* INSTRUCTIONS FOR THE TASK
Which lines hold the word "this"? Copy each of them.

* MATERIAL PROVIDED

.....

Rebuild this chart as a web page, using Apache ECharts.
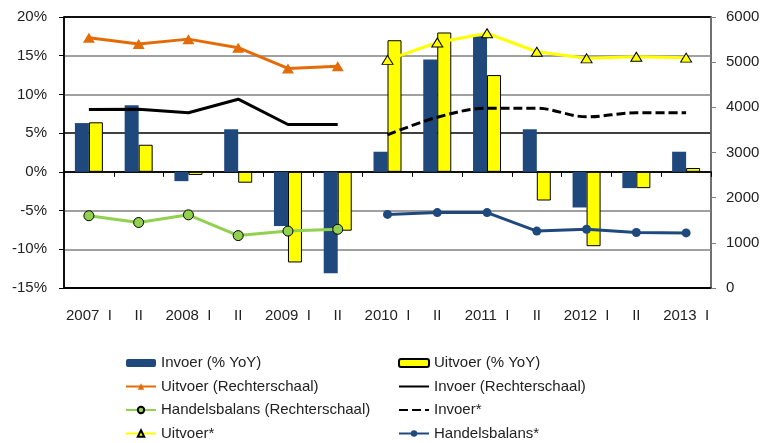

.....

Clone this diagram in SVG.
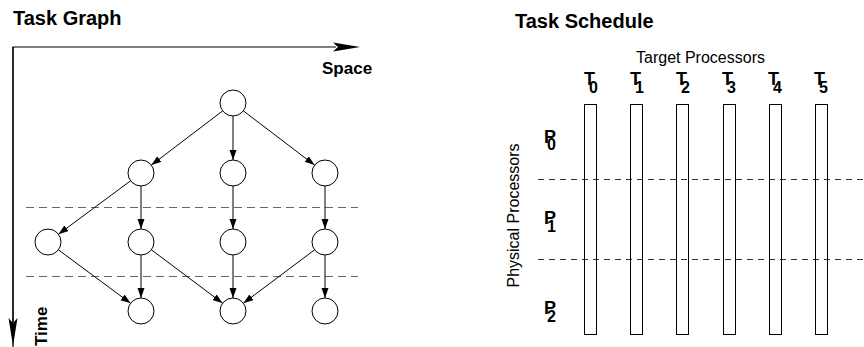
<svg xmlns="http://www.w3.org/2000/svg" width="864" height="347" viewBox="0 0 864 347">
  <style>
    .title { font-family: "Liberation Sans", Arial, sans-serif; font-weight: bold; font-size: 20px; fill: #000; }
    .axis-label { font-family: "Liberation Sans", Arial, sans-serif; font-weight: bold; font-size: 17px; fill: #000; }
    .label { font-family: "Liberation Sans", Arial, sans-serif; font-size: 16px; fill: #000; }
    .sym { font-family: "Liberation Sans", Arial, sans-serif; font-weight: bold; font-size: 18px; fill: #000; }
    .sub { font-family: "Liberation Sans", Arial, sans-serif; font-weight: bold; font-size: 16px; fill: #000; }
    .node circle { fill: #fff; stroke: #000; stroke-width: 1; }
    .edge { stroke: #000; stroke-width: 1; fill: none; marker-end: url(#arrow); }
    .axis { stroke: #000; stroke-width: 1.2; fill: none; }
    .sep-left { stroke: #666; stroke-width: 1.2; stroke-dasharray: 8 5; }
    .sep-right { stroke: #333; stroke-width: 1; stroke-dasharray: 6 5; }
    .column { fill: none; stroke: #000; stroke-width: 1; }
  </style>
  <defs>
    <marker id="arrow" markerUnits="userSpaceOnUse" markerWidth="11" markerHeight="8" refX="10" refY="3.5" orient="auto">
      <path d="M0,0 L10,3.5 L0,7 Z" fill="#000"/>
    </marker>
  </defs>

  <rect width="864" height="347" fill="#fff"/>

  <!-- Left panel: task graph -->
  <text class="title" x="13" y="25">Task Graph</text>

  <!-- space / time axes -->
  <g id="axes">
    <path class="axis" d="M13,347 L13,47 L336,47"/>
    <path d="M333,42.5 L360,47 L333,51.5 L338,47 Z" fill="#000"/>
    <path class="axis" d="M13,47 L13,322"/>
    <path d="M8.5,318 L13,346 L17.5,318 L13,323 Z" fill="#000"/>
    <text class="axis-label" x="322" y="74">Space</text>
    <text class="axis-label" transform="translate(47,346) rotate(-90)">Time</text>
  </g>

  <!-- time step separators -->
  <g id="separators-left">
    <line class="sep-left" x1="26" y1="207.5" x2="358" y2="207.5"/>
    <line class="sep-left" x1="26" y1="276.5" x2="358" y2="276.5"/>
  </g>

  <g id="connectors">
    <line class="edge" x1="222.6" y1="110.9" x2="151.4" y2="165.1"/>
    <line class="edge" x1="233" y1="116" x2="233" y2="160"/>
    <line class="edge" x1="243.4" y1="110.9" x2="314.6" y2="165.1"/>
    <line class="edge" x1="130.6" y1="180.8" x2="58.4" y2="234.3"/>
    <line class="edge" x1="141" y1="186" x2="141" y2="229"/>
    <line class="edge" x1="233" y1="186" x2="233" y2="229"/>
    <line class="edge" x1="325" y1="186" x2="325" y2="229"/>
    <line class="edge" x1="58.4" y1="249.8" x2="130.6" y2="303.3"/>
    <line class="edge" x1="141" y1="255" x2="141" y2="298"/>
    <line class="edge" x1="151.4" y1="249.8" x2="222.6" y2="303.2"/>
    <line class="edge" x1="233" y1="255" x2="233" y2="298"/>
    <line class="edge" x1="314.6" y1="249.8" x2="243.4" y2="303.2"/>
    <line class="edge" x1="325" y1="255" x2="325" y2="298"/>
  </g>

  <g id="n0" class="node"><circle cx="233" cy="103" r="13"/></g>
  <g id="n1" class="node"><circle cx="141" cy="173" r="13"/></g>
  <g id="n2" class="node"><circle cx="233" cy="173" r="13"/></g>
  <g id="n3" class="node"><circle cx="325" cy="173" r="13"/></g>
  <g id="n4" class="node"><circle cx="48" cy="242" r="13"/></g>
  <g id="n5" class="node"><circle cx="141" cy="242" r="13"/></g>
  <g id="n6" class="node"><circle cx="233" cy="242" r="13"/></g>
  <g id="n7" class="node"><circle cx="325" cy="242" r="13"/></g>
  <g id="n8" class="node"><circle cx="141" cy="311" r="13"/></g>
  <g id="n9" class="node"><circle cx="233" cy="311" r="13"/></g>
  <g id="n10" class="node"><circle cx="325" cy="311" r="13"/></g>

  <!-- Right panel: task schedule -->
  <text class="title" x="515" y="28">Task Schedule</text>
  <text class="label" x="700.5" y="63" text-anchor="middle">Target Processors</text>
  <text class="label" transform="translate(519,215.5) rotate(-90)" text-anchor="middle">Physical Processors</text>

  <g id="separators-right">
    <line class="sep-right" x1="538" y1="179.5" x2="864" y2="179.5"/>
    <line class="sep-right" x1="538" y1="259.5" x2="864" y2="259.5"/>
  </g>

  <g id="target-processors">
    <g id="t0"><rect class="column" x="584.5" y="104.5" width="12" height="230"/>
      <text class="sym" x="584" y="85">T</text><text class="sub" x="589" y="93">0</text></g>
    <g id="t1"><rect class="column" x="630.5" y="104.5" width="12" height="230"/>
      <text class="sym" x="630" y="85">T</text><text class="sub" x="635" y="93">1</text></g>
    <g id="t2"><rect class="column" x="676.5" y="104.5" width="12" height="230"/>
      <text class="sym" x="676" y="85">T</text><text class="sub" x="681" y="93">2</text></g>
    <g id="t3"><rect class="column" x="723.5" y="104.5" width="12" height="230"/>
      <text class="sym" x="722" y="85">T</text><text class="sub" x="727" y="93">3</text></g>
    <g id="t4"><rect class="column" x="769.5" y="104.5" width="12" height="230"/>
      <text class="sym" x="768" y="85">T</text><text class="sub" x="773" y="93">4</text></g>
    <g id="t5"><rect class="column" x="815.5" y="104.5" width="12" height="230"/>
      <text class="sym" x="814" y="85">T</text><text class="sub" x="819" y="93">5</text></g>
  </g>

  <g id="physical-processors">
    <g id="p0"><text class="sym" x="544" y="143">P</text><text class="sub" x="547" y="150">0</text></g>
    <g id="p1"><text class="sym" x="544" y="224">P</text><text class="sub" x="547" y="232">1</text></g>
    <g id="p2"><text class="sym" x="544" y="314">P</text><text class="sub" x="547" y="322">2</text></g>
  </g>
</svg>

.....

* COMPLETE ANSWER
Rebuild this chart as a web page, using Apache ECharts.
Clone this diagram in SVG.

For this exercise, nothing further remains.